Task brief: Copy every line of the data in which the word "this" occurs.

Material provided:

[START]

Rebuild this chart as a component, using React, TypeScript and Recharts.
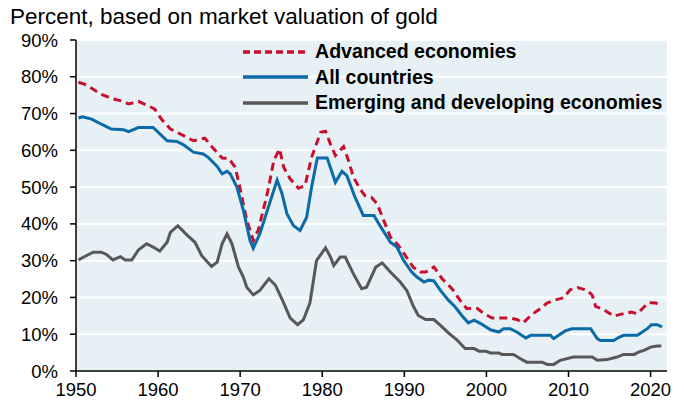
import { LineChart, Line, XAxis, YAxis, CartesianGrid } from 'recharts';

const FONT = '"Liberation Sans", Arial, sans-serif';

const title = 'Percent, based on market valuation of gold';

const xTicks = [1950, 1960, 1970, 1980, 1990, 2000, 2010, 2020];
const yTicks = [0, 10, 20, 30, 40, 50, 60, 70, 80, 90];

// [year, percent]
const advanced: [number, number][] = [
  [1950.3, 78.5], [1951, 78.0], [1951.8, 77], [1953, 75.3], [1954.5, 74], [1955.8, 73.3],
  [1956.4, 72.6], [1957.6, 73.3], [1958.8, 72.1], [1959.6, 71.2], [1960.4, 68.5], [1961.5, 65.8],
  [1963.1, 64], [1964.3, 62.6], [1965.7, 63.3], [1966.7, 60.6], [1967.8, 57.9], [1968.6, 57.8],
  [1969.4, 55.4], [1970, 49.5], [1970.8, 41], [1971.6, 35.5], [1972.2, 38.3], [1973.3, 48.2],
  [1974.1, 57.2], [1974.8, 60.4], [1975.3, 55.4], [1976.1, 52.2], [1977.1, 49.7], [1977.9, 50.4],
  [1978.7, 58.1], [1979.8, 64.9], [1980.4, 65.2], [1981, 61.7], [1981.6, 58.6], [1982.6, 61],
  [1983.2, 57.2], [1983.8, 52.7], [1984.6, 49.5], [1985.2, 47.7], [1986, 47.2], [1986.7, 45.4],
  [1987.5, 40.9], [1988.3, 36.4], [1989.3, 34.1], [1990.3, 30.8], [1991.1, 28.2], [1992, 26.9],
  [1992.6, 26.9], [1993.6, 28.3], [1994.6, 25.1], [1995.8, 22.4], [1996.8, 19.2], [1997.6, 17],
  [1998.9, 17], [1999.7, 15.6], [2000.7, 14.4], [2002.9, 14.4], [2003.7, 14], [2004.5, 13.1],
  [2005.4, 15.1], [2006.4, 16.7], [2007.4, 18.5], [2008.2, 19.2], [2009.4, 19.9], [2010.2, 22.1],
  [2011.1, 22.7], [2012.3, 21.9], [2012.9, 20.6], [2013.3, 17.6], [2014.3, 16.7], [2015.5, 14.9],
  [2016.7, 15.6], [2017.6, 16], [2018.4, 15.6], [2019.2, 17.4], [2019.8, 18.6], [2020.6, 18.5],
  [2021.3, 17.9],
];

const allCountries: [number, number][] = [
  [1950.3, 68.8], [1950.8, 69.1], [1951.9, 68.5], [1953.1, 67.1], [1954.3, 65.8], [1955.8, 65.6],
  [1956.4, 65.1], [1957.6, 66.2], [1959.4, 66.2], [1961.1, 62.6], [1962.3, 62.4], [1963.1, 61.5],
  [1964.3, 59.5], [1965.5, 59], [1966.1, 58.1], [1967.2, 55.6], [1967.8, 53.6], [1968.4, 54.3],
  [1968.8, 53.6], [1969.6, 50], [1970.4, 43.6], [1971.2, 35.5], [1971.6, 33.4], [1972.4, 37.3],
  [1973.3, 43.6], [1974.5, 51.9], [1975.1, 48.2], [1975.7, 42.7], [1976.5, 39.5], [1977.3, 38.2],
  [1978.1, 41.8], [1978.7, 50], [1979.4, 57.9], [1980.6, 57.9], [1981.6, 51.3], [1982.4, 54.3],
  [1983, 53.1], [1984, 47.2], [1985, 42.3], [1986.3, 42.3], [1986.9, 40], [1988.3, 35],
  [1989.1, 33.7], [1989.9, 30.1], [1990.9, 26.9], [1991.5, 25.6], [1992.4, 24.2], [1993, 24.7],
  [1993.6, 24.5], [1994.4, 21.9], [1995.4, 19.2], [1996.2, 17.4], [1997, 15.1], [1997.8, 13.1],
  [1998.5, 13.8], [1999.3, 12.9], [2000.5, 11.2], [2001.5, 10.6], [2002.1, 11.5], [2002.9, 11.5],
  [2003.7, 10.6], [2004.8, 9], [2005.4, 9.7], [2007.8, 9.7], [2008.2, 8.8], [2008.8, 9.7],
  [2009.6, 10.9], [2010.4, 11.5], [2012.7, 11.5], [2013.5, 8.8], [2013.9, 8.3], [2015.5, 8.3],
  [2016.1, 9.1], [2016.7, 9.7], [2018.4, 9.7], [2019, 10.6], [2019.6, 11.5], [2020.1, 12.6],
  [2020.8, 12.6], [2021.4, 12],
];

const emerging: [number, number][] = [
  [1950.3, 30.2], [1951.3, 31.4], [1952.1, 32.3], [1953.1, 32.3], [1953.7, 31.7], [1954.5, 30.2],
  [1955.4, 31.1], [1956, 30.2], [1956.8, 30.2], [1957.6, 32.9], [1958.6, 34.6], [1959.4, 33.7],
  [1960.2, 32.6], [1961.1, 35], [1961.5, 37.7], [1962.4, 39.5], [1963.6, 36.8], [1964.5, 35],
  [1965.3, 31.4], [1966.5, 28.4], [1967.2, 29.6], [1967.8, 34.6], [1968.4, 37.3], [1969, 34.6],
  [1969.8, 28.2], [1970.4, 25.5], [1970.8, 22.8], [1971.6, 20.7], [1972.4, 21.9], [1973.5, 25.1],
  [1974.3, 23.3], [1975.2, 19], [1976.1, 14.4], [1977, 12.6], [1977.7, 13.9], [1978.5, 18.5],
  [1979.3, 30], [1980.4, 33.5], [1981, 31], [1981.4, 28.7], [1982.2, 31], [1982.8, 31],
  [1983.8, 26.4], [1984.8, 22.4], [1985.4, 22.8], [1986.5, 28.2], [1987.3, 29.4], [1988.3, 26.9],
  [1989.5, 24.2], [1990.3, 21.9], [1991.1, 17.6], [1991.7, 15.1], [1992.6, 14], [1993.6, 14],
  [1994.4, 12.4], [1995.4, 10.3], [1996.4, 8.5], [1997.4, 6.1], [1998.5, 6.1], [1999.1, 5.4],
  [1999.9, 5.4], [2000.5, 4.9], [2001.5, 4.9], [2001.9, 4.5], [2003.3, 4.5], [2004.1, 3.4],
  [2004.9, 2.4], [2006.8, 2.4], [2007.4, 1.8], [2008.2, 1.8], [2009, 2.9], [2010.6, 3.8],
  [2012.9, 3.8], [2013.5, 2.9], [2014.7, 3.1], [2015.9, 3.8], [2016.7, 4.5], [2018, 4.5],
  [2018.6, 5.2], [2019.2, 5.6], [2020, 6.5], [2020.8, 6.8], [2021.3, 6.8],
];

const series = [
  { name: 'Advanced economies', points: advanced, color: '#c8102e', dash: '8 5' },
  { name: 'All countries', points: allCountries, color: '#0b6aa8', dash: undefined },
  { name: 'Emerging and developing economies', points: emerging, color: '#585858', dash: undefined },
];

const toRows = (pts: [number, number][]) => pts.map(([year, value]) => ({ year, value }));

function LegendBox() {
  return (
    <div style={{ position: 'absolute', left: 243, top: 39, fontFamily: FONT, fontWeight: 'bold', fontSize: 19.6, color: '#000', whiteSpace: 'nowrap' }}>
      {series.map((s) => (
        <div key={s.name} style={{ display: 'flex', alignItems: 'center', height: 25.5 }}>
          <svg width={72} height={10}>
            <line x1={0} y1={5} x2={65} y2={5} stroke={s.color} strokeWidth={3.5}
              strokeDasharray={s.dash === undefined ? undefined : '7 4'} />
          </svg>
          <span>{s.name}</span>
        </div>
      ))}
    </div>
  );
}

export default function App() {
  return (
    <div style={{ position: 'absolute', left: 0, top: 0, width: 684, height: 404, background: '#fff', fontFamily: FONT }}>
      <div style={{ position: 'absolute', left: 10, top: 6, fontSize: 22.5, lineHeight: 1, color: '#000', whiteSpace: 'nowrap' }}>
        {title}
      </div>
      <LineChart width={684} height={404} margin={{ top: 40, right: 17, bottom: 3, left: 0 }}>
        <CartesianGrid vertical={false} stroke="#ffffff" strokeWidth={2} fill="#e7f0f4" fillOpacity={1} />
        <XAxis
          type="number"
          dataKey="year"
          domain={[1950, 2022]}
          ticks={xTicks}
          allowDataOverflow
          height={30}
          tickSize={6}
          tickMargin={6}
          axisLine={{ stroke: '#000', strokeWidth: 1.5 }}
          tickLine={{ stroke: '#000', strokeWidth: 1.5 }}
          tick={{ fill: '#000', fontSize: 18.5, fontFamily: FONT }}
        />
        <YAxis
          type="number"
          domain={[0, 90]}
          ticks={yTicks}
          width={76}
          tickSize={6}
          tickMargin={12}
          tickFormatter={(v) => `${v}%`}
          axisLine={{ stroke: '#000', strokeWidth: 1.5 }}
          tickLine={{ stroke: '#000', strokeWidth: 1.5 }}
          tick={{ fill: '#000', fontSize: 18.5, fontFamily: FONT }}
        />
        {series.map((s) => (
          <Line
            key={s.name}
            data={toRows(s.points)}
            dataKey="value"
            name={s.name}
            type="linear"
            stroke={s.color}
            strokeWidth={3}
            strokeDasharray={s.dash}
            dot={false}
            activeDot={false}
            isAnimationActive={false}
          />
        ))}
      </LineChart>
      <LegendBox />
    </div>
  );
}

[END]
[START]

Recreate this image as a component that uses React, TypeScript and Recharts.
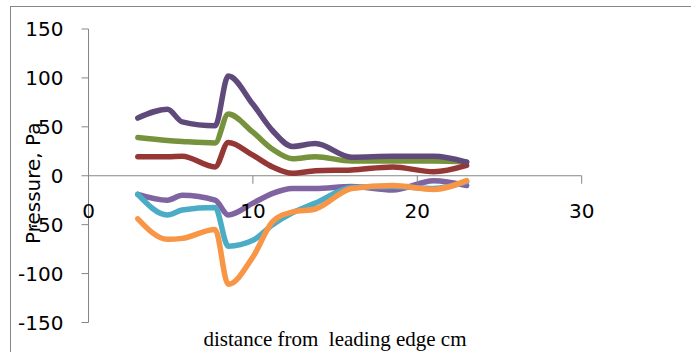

[END]
[START]

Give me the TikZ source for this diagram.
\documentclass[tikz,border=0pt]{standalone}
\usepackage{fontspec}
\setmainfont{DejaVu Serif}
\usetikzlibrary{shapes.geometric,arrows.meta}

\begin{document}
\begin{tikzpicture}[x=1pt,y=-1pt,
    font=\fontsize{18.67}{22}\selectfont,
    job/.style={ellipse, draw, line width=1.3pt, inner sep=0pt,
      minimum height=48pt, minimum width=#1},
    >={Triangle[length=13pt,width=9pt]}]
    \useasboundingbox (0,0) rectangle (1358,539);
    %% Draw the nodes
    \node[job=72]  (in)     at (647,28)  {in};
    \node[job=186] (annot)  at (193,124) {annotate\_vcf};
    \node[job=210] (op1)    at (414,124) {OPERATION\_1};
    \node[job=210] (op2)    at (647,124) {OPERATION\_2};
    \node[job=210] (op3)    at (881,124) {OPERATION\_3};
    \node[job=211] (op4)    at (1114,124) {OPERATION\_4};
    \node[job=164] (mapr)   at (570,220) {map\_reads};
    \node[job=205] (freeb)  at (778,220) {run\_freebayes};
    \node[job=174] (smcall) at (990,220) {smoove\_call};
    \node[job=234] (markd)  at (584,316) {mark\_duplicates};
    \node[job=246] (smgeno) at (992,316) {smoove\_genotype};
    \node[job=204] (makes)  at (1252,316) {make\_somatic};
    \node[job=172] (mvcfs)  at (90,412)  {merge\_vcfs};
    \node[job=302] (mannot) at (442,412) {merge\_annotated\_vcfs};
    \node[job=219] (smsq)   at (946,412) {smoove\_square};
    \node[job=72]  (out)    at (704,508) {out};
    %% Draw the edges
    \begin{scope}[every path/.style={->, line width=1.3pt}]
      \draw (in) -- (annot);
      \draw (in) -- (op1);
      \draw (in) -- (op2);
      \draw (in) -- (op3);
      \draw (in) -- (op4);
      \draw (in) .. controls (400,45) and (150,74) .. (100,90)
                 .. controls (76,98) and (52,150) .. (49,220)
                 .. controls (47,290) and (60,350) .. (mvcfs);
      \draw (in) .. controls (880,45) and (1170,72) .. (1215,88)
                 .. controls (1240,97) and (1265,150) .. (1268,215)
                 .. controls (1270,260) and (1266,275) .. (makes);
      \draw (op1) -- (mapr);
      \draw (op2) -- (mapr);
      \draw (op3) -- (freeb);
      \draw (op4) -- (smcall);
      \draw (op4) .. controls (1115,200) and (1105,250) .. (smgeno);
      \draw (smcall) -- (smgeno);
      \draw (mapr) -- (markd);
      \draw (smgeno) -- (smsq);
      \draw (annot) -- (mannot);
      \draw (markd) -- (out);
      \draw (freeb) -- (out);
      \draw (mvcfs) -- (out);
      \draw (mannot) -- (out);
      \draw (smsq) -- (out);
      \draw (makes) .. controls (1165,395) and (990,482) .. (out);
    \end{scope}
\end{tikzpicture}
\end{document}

[END]

Result of the exercise:
Rebuild this chart as a component, using React, TypeScript and Recharts.
Recreate this image as a component that uses React, TypeScript and Recharts.
Give me the TikZ source for this diagram.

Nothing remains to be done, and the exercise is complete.